Walking through the Doge’s Palace, there are moments when time seems to stand still. You lift your gaze, and among the gilded frames of the ceilings, Venice appears.
Against the backdrop of a lapis lazuli sky, she continues to reign as the immutable Queen of the Seas. Blonde, triumphant, holding a scepter, dressed in gold and ermine, or receiving a crown: Venice as a queen. This is how Paolo Veronese portrayed her during the Renaissance, and, two centuries later, Tiepolo, his prolific successor, did the same.
In the Renaissance, Venice was the capital of a powerful Republic, and its image had to be entrusted to artists capable of translating the government’s cultural strategy into art, celebrating, with each brushstroke, the myth of an invincible and enlightened Serenissima.
When Paolo Veronese was called to contribute to the decoration of the Hall of the Council of Ten in the Doge’s Palace, he was not yet twenty-five years old, but he already possessed extraordinary talent in the use of luminous, rich, and vibrant colors.
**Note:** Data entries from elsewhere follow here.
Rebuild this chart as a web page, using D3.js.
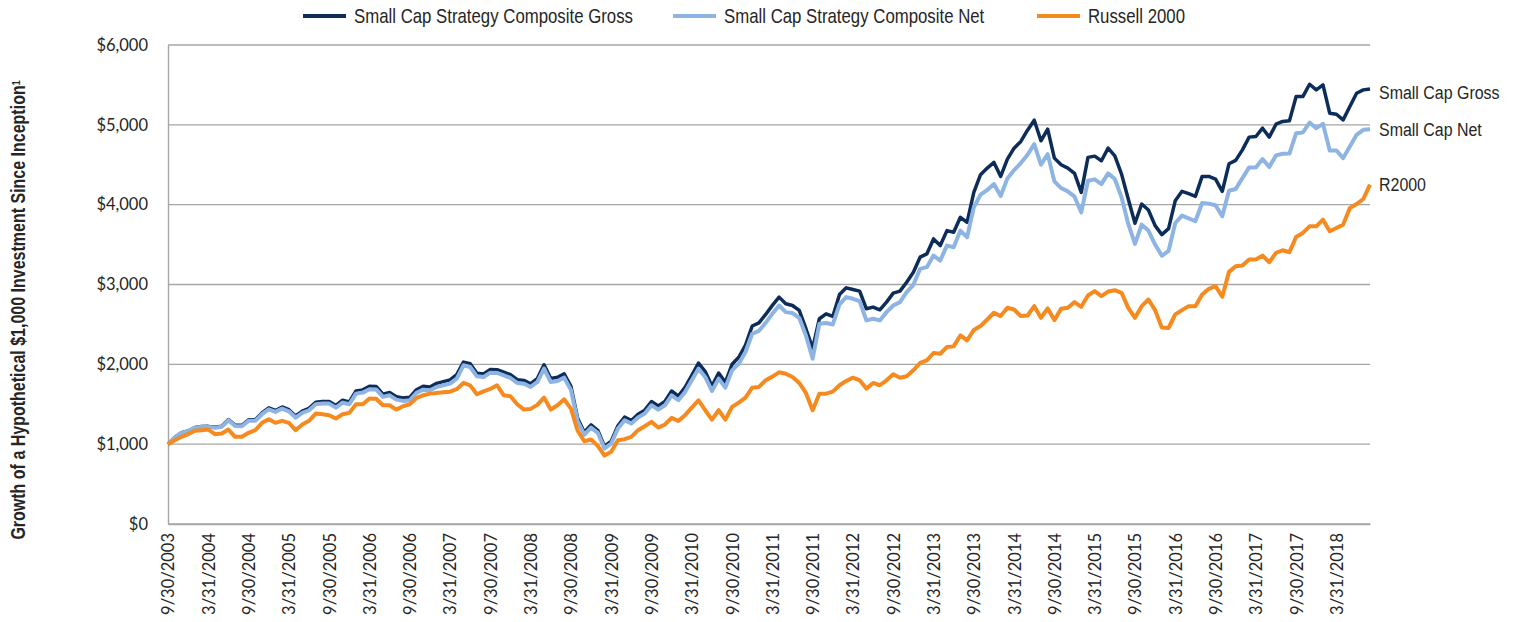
<!DOCTYPE html>
<html>
<head>
<meta charset="utf-8">
<script src="https://cdn.jsdelivr.net/npm/d3@7"></script>
<style>
  html, body { margin: 0; padding: 0; background: #fff; }
  svg { display: block; }
  .cond { font-family: "Liberation Sans", Arial, sans-serif; fill: #262626; }
  .tick text { font-family: Lato, "Open Sans", sans-serif; fill: #262626; }
</style>
</head>
<body>
<div id="chart"></div>
<script>
// ========== DATA ==========

// month-end categories, 9/30/2003 .. 8/31/2018
const fmtDate = d3.utcFormat('%-m/%-d/%Y');
const categories = d3.utcMonth.range(new Date(Date.UTC(2003, 8, 1)), new Date(Date.UTC(2018, 8, 1)))
  .map(m => fmtDate(d3.utcDay.offset(d3.utcMonth.offset(m, 1), -1)));

const tickLabels = [
  '9/30/2003', '3/31/2004', '9/30/2004', '3/31/2005', '9/30/2005', '3/31/2006',
  '9/30/2006', '3/31/2007', '9/30/2007', '3/31/2008', '9/30/2008', '3/31/2009',
  '9/30/2009', '3/31/2010', '9/30/2010', '3/31/2011', '9/30/2011', '3/31/2012',
  '9/30/2012', '3/31/2013', '9/30/2013', '3/31/2014', '9/30/2014', '3/31/2015',
  '9/30/2015', '3/31/2016', '9/30/2016', '3/31/2017', '9/30/2017', '3/31/2018'
];

const yTicks = [0, 1000, 2000, 3000, 4000, 5000, 6000];

const grossValues = [
  1000, 1084, 1144, 1165, 1208, 1222, 1223, 1211, 1225, 1309, 1239, 1236,
  1305, 1306, 1391, 1455, 1422, 1466, 1432, 1353, 1414, 1448, 1525, 1534,
  1535, 1485, 1550, 1529, 1666, 1680, 1724, 1723, 1627, 1648, 1594, 1578,
  1587, 1682, 1725, 1717, 1761, 1783, 1805, 1871, 2028, 2007, 1888, 1880,
  1936, 1933, 1903, 1870, 1807, 1799, 1757, 1821, 1993, 1823, 1837, 1880,
  1724, 1324, 1150, 1241, 1174, 973, 1037, 1231, 1339, 1296, 1374, 1426,
  1534, 1479, 1536, 1666, 1603, 1711, 1863, 2016, 1909, 1729, 1890, 1774,
  2000, 2088, 2241, 2480, 2520, 2625, 2738, 2842, 2758, 2737, 2675, 2446,
  2200, 2571, 2633, 2600, 2875, 2958, 2937, 2917, 2696, 2717, 2683, 2779,
  2892, 2917, 3029, 3154, 3342, 3383, 3571, 3488, 3675, 3654, 3842, 3779,
  4154, 4375, 4458, 4529, 4354, 4571, 4708, 4792, 4933, 5058, 4800, 4946,
  4583, 4500, 4458, 4392, 4154, 4592, 4608, 4550, 4708, 4612, 4383, 4071,
  3767, 4008, 3933, 3738, 3625, 3700, 4050, 4167, 4138, 4104, 4354, 4354,
  4321, 4167, 4512, 4554, 4687, 4846, 4854, 4958, 4846, 5008, 5042, 5050,
  5354, 5354, 5508, 5438, 5500, 5146, 5133, 5062, 5229, 5396, 5438, 5450
];

const netValues = [
  1000, 1083, 1142, 1163, 1204, 1217, 1217, 1204, 1217, 1300, 1229, 1225,
  1292, 1292, 1375, 1437, 1404, 1446, 1412, 1333, 1392, 1425, 1500, 1508,
  1508, 1458, 1521, 1500, 1633, 1646, 1688, 1686, 1592, 1612, 1558, 1542,
  1550, 1642, 1683, 1675, 1717, 1737, 1758, 1821, 1988, 1967, 1850, 1842,
  1896, 1892, 1862, 1829, 1767, 1758, 1717, 1779, 1946, 1779, 1792, 1833,
  1680, 1290, 1120, 1208, 1142, 946, 1008, 1196, 1300, 1258, 1333, 1383,
  1487, 1433, 1487, 1612, 1550, 1654, 1800, 1946, 1842, 1667, 1821, 1708,
  1925, 2008, 2154, 2383, 2420, 2520, 2633, 2737, 2654, 2642, 2583, 2362,
  2070, 2508, 2517, 2500, 2750, 2842, 2821, 2792, 2550, 2571, 2550, 2654,
  2737, 2779, 2904, 2996, 3196, 3217, 3362, 3300, 3487, 3467, 3675, 3592,
  3967, 4125, 4183, 4258, 4108, 4329, 4433, 4521, 4625, 4758, 4500, 4633,
  4292, 4208, 4167, 4100, 3904, 4300, 4317, 4258, 4392, 4321, 4092, 3758,
  3508, 3750, 3675, 3500, 3360, 3420, 3770, 3863, 3829, 3792, 4021, 4013,
  3992, 3854, 4175, 4196, 4333, 4467, 4467, 4571, 4471, 4617, 4637, 4640,
  4896, 4904, 5029, 4958, 5012, 4679, 4679, 4583, 4729, 4875, 4938, 4946
];

const russellValues = [
  1000, 1050, 1092, 1125, 1167, 1175, 1183, 1125, 1133, 1183, 1092, 1092,
  1142, 1175, 1267, 1313, 1267, 1292, 1267, 1175, 1246, 1292, 1383, 1375,
  1363, 1321, 1375, 1392, 1500, 1500, 1571, 1569, 1488, 1488, 1433, 1475,
  1500, 1579, 1612, 1633, 1642, 1650, 1658, 1688, 1767, 1737, 1625, 1662,
  1692, 1737, 1612, 1600, 1500, 1433, 1442, 1492, 1583, 1433, 1488, 1562,
  1446, 1170, 1037, 1058, 979, 858, 904, 1050, 1063, 1092, 1175, 1225,
  1279, 1208, 1246, 1329, 1292, 1363, 1458, 1550, 1425, 1308, 1425, 1308,
  1467, 1521, 1583, 1708, 1717, 1800, 1846, 1900, 1883, 1842, 1767, 1642,
  1425, 1633, 1633, 1658, 1738, 1792, 1833, 1800, 1696, 1767, 1738, 1800,
  1875, 1833, 1850, 1925, 2017, 2050, 2142, 2133, 2217, 2225, 2362, 2300,
  2430, 2479, 2562, 2646, 2604, 2708, 2687, 2604, 2612, 2729, 2583, 2700,
  2554, 2696, 2708, 2779, 2721, 2862, 2917, 2854, 2912, 2929, 2896, 2708,
  2583, 2729, 2812, 2679, 2460, 2455, 2625, 2679, 2729, 2729, 2875, 2946,
  2979, 2846, 3158, 3229, 3237, 3312, 3312, 3362, 3279, 3396, 3429, 3404,
  3596, 3646, 3729, 3729, 3812, 3667, 3708, 3750, 3958, 4008, 4071, 4250
];

const seriesNames = ['Small Cap Strategy Composite Gross', 'Small Cap Strategy Composite Net', 'Russell 2000'];
const endLabels = ['Small Cap Gross', 'Small Cap Net', 'R2000'];
const colors = ['#0c2c5a', '#8eb4e3', '#f68a1e'];

// ========== CHART ==========

const W = 1516, H = 622;
const margin = { top: 45, right: 146, bottom: 98, left: 168 };
const SQUEEZE = 0.84; // fake a condensed face

const svg = d3.select('#chart').append('svg').attr('width', W).attr('height', H);
svg.append('rect').attr('width', W).attr('height', H).attr('fill', '#fff');

const x = d3.scalePoint().domain(categories).range([margin.left, W - margin.right]);
const y = d3.scaleLinear().domain([0, 6000]).range([H - margin.bottom, margin.top]);

// Grid
svg.append('g').selectAll('line').data(yTicks).enter().append('line')
  .attr('x1', margin.left).attr('x2', W - margin.right)
  .attr('y1', d => y(d)).attr('y2', d => y(d))
  .attr('stroke', '#a6a6a6').attr('stroke-width', 1.4);

// Axes
const yAxis = svg.append('g').attr('transform', `translate(${margin.left},0)`)
  .call(d3.axisLeft(y).tickValues(yTicks).tickSize(0).tickPadding(20).tickFormat(d => '$' + d3.format(',')(d)));
yAxis.selectAll('text').style('font-size', '16.5px');
yAxis.select('.domain').attr('stroke', '#a6a6a6').attr('stroke-width', 1.4);

const xAxis = svg.append('g').attr('transform', `translate(0,${H - margin.bottom})`)
  .call(d3.axisBottom(x).tickValues(tickLabels).tickSize(0));
xAxis.select('.domain').attr('stroke', '#a6a6a6').attr('stroke-width', 1.4);
xAxis.selectAll('text')
  .attr('transform', 'rotate(-90)')
  .attr('text-anchor', 'end')
  .attr('x', -9).attr('y', 0).attr('dy', '0.36em')
  .style('font-size', '16.5px');

// Lines
const allSeries = [grossValues, netValues, russellValues];
const widths = [3.5, 4, 4];
const line = d3.line().x((d, i) => x(categories[i])).y(d => y(d));
allSeries.forEach((vals, k) => {
  svg.append('path').datum(vals)
    .attr('fill', 'none').attr('stroke', colors[k]).attr('stroke-width', widths[k])
    .attr('stroke-linejoin', 'round').attr('d', line);
});

// End labels
const endOffsets = [3, 0, 0];
allSeries.forEach((vals, k) => {
  svg.append('text').attr('class', 'cond')
    .attr('transform', `translate(${W - margin.right + 9},${y(vals[vals.length - 1]) + endOffsets[k]}) scale(${SQUEEZE},1)`)
    .attr('dy', '0.35em').text(endLabels[k])
    .style('font-size', '19px');
});

// Legend
const legendX = [303, 673, 1037];
const legend = svg.append('g').attr('transform', 'translate(0,16)');
seriesNames.forEach((name, k) => {
  legend.append('line').attr('x1', legendX[k]).attr('x2', legendX[k] + 43)
    .attr('y1', 0).attr('y2', 0).attr('stroke', colors[k]).attr('stroke-width', 4);
  legend.append('text').attr('class', 'cond')
    .attr('transform', `translate(${legendX[k] + 51},0) scale(${SQUEEZE},1)`)
    .attr('dy', '0.35em').text(name)
    .style('font-size', '20px');
});

// Y title
const title = svg.append('text').attr('class', 'cond')
  .attr('transform', `translate(18,310) rotate(-90) scale(0.8,1)`)
  .attr('text-anchor', 'middle').attr('dy', '0.35em')
  .style('font-size', '20px').style('font-weight', 'bold');
title.append('tspan').text('Growth of a Hypothetical $1,000 Investment Since Inception');
title.append('tspan').attr('dy', '-0.5em').style('font-size', '11px').text('1');
</script>
</body>
</html>
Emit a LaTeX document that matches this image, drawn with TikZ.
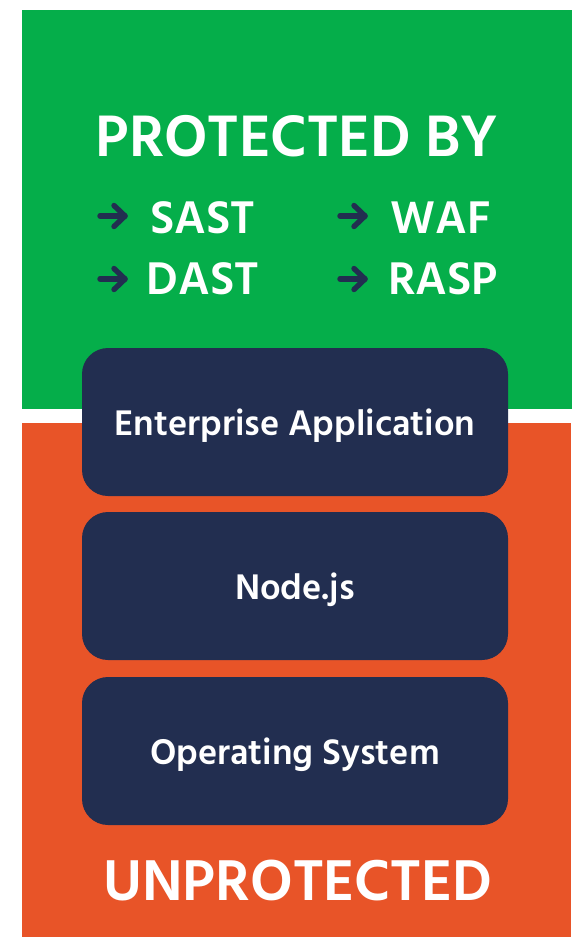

In Venice Receiving the Symbols of Power from Juno, Veronese depicted a youthful Venice in ecstasy before the goddess: her right arm outstretched to receive the gold coins, the ducal horn, and the royal crown that consecrate her as Queen of the Seas. The exchange of gestures and glances between the two queens seals the alliance between Venice and the most powerful goddess of Olympus.
More than twenty years later, Veronese left another majestic image of the Queen of the Seas in the Hall of the Collegio: seated on a throne beneath a canopy, her gaze fixed on an invisible horizon. At her feet, Justice and Peace, dressed in silk and brocade, stand as the handmaidens of a just and secure realm. One holds a sword and scales, the other an olive branch; together, the three figures form a composition in which the fate of the Venetian Empire appears to rest in steady female hands.
A few years later, Veronese was commissioned to create a Triumphant Venice for the ceiling of the Great Council Hall, where the nobles gathered to govern the Republic. The Queen appears again, resplendent in gold, surrounded by twisted columns and a multitude of people who acclaim her. Victory approaches with the crown, but this time, despite the exuberance of the draperies and colors that surround her, Venice seems to feel the full weight of this honor. Her gaze turns toward her people, but it is a more uncertain, perhaps melancholic look compared to the splendid sovereign depicted for the Collegio.
On the balustrade, noblewomen appear alongside their children and nurses: once again, the allegory of power is expressed through female figures—who, in reality, held little autonomy and even less political influence.
Observing these works in chronological order, Veronese’s queen seems to age alongside the Republic: from the dreamy young woman before Juno to the imperturbable sovereign supported by Justice and Peace, to the Triumph, burdened by a heavy cost.
Two centuries later, Gian Battista Tiepolo, the last great seducer of Venetian art, a creator of a sensual world of bare flesh, jewels, and silks, offered in the Hall of the Four Doors an image of a Queen that, in both theme and vibrant colors, recalls Veronese.
The braided blonde hair, the crown on her head, and the ermine cloak evoke the distant master, but the shimmering light that almost dissolves the matter, the darker blue of the sky, and her heavy eyelids tell of a magnificent and weary ruler. A power slipping away, leaving room for an ineffable presence destined to remain in memory.
Venice was leaving history, ready to cross the threshold into myth.